The loss of the Guard members, gunned down while having breakfast, took an emotional toll on Nevada's tight-knit military community, which has seen thousands of soldiers and airmen deployed to Iraq and Afghanistan in the past decade. Tuesday's death toll on domestic soil matched the number of Nevada Guard members lost in foreign combat over the past 10 years.
Two of the injured were also Guard members. Sgt. 1st Class Jeremiah Mock, 32, and Sgt. Cait Kelley, 25, attended Sunday's private service for their fallen comrades.
Despite their own wounds, they lent assistance to others, helping to tend to the injured in face of danger and chaos.
"If it weren't for their quick action, they wouldn't be here and others wouldn't be here tonight," said Brig. Gen. Frank Gonzales.
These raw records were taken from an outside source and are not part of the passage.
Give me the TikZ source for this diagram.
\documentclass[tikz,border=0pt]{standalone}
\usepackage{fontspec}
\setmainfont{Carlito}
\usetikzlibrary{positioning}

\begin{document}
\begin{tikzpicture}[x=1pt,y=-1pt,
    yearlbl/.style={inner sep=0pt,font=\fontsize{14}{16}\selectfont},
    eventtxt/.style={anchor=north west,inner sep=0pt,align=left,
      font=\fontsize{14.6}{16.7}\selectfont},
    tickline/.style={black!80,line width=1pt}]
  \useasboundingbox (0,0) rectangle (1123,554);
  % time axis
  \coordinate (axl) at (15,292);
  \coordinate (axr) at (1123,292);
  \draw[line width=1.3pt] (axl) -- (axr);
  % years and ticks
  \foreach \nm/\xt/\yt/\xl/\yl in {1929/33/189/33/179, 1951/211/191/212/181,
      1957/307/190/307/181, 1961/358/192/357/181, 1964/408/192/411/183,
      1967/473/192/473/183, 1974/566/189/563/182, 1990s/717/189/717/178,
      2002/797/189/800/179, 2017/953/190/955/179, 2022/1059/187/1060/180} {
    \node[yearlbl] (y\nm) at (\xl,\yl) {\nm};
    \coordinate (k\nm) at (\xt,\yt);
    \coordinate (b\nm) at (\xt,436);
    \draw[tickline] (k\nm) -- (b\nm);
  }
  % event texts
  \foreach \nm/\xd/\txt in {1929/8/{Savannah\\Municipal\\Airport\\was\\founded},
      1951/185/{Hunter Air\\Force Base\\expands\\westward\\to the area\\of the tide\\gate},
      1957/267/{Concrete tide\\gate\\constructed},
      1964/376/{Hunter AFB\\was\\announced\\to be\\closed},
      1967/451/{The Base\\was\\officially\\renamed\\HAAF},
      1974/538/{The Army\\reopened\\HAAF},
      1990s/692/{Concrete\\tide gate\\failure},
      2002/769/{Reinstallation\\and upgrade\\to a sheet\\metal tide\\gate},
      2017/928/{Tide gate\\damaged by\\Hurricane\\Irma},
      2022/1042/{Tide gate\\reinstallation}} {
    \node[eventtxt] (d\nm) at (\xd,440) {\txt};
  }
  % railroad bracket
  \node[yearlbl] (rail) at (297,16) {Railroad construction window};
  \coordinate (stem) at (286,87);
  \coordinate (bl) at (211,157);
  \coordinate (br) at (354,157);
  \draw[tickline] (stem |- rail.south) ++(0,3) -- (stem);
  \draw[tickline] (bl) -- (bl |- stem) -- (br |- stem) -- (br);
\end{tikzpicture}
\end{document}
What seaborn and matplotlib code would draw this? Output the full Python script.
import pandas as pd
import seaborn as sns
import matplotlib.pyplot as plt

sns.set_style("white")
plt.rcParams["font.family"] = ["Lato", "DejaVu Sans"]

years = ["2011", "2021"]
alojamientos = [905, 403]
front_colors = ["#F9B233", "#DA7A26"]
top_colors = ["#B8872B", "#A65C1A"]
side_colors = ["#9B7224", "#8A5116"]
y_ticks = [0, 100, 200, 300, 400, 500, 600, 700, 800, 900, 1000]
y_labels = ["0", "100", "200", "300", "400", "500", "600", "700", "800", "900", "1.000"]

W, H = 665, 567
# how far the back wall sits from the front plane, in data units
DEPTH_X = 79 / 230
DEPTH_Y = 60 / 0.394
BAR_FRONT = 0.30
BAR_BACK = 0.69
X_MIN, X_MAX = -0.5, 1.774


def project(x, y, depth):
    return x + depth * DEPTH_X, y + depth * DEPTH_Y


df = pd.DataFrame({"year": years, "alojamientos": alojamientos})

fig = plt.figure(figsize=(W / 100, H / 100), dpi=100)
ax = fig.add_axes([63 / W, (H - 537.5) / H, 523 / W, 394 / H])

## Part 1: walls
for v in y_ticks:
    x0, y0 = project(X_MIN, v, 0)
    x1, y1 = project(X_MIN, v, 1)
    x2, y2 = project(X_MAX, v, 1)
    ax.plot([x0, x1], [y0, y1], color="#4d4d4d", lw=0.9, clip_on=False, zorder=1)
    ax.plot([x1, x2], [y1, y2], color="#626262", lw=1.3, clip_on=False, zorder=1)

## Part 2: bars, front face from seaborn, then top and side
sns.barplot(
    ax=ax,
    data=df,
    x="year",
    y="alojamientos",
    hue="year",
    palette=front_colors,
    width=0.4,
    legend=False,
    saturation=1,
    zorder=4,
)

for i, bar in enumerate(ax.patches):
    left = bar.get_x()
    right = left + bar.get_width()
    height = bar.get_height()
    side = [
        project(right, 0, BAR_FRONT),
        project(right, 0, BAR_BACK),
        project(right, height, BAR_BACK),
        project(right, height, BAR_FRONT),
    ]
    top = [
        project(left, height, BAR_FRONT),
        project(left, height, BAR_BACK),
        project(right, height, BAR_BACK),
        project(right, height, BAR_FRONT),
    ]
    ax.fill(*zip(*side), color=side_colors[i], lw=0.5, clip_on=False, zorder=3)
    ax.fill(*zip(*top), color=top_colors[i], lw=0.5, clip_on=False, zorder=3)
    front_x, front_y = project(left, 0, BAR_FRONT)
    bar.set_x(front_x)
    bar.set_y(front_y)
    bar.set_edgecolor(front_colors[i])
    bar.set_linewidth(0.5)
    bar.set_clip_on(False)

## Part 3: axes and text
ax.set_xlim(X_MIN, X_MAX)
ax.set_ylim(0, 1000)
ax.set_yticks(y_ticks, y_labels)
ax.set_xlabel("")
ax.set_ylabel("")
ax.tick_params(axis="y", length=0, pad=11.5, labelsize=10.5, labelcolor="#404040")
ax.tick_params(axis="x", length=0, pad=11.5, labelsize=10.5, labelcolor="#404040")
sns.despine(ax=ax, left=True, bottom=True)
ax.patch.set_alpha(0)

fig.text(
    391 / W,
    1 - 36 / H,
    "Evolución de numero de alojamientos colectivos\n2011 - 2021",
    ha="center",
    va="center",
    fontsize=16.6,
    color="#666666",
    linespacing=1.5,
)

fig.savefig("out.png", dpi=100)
Gov. Brian Sandoval, speaking on the same day the nation remembered those who died in the Sept. 11 terrorist attack a decade ago, said Sept. 6 brought "universality of grief" to the capital city.
Carson City's tragedy, he said, became "a painful reminder of the nation's loss that day."
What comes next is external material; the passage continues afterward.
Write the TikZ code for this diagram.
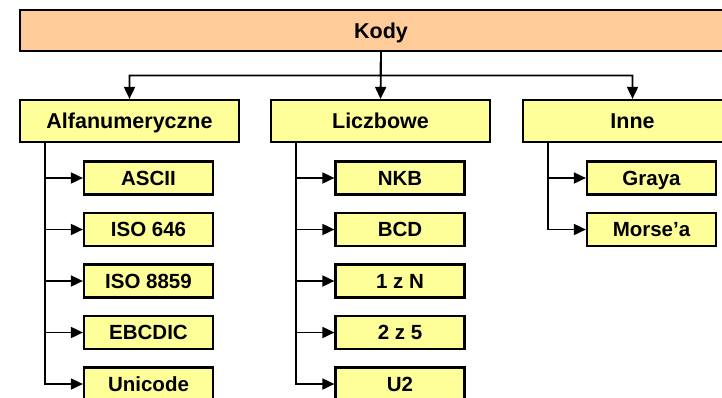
\documentclass[tikz,border=0pt]{standalone}
\usepackage{fontspec}
\setmainfont{Liberation Sans}
\usetikzlibrary{arrows.meta,calc}
\definecolor{kodyfill}{HTML}{FFCC99}
\definecolor{boxfill}{HTML}{FFFF99}
\begin{document}
\begin{tikzpicture}[x=1pt,y=-1pt,
  base/.style={draw=black,line width=2.2pt,inner sep=0pt,text depth=0pt},
  topbox/.style={base,fill=kodyfill,minimum width=722pt,minimum height=41pt,text height=15.4pt,font=\fontsize{21.5}{25}\selectfont\bfseries},
  parbox/.style={base,fill=boxfill,minimum width=219pt,minimum height=42pt,text height=15.4pt,font=\fontsize{21.5}{25}\selectfont\bfseries},
  chbox/.style={base,fill=boxfill,minimum width=129pt,minimum height=33pt,text height=14.7pt,font=\fontsize{20.5}{24}\selectfont\bfseries},
  arr/.style={draw=black,line width=1.8pt,-{Triangle[length=12pt,width=11pt]}}]
\useasboundingbox (0,0) rectangle (722,397);
\node[topbox] (kody) at (381,30.5) {Kody};
\node[parbox] (alfa) at (129.5,121) {Alfanumeryczne};
\node[parbox] (lic) at (380.5,121) {Liczbowe};
\node[parbox] (inne) at (632.5,121) {Inne};
\draw[arr] (kody.south) -- (lic.north);
\draw[arr] (kody.south) -- ($(kody.south)!0.5!(lic.north)$) -| (alfa.north);
\draw[arr] (kody.south) -- ($(kody.south)!0.5!(lic.north)$) -| (inne.north);
% Alfanumeryczne children
\node[chbox] (ascii) at (148.5,178) {ASCII};
\node[chbox] (iso646) at (148.5,229.5) {ISO 646};
\node[chbox] (iso8859) at (148.5,281) {ISO 8859};
\node[chbox] (ebcdic) at (148.5,332.5) {EBCDIC};
\node[chbox] (unicode) at (148.5,384) {Unicode};
\coordinate (ta) at ($(alfa.south west)+(26,0)$);
\foreach \c in {ascii,iso646,iso8859,ebcdic,unicode}{\draw[arr] (ta) |- (\c.west);}
% Liczbowe children
\node[chbox] (nkb) at (400,178) {NKB};
\node[chbox] (bcd) at (400,229.5) {BCD};
\node[chbox] (jzn) at (400,281) {1 z N};
\node[chbox] (dz5) at (400,332.5) {2 z 5};
\node[chbox] (u2) at (400,384) {U2};
\coordinate (tl) at ($(lic.south west)+(26,0)$);
\foreach \c in {nkb,bcd,jzn,dz5,u2}{\draw[arr] (tl) |- (\c.west);}
% Inne children
\node[chbox] (graya) at (651.5,178) {Graya};
\node[chbox] (morse) at (651.5,229.5) {Morse’a};
\coordinate (ti) at ($(inne.south west)+(26,0)$);
\foreach \c in {graya,morse}{\draw[arr] (ti) |- (\c.west);}
\end{tikzpicture}
\end{document}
"Three of our best have died this week," he said. "We gather here to ensure death will not triumph over their good names."
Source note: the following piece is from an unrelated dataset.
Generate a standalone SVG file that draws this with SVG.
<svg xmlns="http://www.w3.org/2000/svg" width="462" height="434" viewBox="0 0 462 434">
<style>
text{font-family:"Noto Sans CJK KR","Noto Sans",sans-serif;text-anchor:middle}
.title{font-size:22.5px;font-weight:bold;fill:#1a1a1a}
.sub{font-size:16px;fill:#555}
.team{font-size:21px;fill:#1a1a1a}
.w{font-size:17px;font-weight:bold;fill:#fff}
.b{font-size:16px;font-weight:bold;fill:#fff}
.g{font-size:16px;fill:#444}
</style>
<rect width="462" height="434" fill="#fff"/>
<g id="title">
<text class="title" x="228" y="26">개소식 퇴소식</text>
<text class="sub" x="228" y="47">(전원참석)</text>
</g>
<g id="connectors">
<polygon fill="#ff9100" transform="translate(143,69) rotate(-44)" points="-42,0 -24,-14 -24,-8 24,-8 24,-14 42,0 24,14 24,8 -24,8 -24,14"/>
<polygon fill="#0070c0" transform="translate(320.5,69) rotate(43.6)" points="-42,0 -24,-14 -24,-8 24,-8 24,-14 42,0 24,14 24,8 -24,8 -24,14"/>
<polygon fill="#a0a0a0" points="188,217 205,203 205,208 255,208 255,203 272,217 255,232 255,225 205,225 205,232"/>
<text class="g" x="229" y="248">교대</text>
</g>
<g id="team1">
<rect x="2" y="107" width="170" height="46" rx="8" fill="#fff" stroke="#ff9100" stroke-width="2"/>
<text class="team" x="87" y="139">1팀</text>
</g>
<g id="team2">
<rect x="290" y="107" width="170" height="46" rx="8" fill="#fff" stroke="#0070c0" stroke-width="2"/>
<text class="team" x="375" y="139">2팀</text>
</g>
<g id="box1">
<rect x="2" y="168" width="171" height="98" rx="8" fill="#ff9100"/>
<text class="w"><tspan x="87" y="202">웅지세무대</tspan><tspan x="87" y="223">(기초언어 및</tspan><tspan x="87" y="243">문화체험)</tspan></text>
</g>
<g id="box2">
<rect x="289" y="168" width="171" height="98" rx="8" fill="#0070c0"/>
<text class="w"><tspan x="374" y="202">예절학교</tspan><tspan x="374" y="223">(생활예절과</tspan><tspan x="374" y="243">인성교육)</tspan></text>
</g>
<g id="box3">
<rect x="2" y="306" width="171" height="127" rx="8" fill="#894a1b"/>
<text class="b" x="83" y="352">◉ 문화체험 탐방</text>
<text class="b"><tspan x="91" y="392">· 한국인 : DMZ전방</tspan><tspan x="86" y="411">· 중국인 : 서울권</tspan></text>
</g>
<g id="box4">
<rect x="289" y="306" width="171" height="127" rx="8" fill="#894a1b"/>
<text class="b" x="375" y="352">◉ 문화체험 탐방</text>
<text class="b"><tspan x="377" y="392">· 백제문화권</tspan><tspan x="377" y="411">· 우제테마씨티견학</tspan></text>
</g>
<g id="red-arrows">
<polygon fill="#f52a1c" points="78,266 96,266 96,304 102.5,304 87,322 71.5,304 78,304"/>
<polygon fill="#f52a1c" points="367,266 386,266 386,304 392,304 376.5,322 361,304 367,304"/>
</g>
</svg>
Brig. Gen. William Burks said a soldier's sense of duty is always to serve others. But Sunday, he said, was an "opportunity for us to rally together as family. A Guard family."
"Today is a day to swap stories," he said _ to laugh and to heal.
Gonzales, at times choking on his words, recalled his anger and bitterness when he heard of the casualties inflicted during an innocent act of having breakfast in a family restaurant.
His own sense of sacrifice and duty, "That fell apart for me," when confronted with the "terrible nature of humanity," he said.
"The emotions went hot and heavy," he said. "It all hurt when you don't understand why."
The selflessness of Mock and Kelley, Gonzales said, "made me believe I can believe in humanity."
Lt. Col. Kelly, a father of two, was an avid student of military history and big supporter of "all things LSU," having family ties in Louisiana. A decorated field artillery officer, he was a "battle-tested warrior" who became commander at the Guard's Joint Force Headquarters in Carson City. He served in Iraq in 2004-2005 while on active Army duty.
A no-nonsense soldier, his stern facade would melt when he talked about his family.
McElhiney was an administrative sergeant who had been in the Guard for 13 years. She baked birthday, wedding and graduation cakes for anyone who asked, and often brought cupcakes for her colleagues to celebrate promotions and special occasions.
She once tried to entice a dieting colleague to have a treat, joking that her lemon ones were "diet" cupcakes.
She also had tiny feet, said Master Sgt. Thomas Sauls.
"She had the smallest feet of any soldier I've seen in my life," he said. Her boots had to be special ordered and he teased her, saying he didn't know they came in children's sizes.
Riege, a father of four, was a fitness buff who earned several nicknames _ "The Rig," "Big Rig" "Rig Stone," "The Riginator," said Master Sgt. Paul Kinsey.
Riege, 38, was also a skillful chess player, who once snookered Kinsey into a match while on a training mission, playing on a makeshift board with various sized bullet casings as chess pieces.
Fighting tears, Kinsey said of his friend, "I can understand why God took him."
Private funeral services were held over the weekend in northern Nevada for Kelly, 35, and McElhiney, 31. Riege's body was flown to Nebraska at his family's request for private services there. Riege's military occupation was armor crewman, and he served in Afghanistan from 2009 to 2010. He had also served in the Navy.
One other person died in the shooting: Florence Donovan-Gunderson, 67, of South Lake Tahoe. Her husband, retired Marine Wally Gunderson, was among the injured.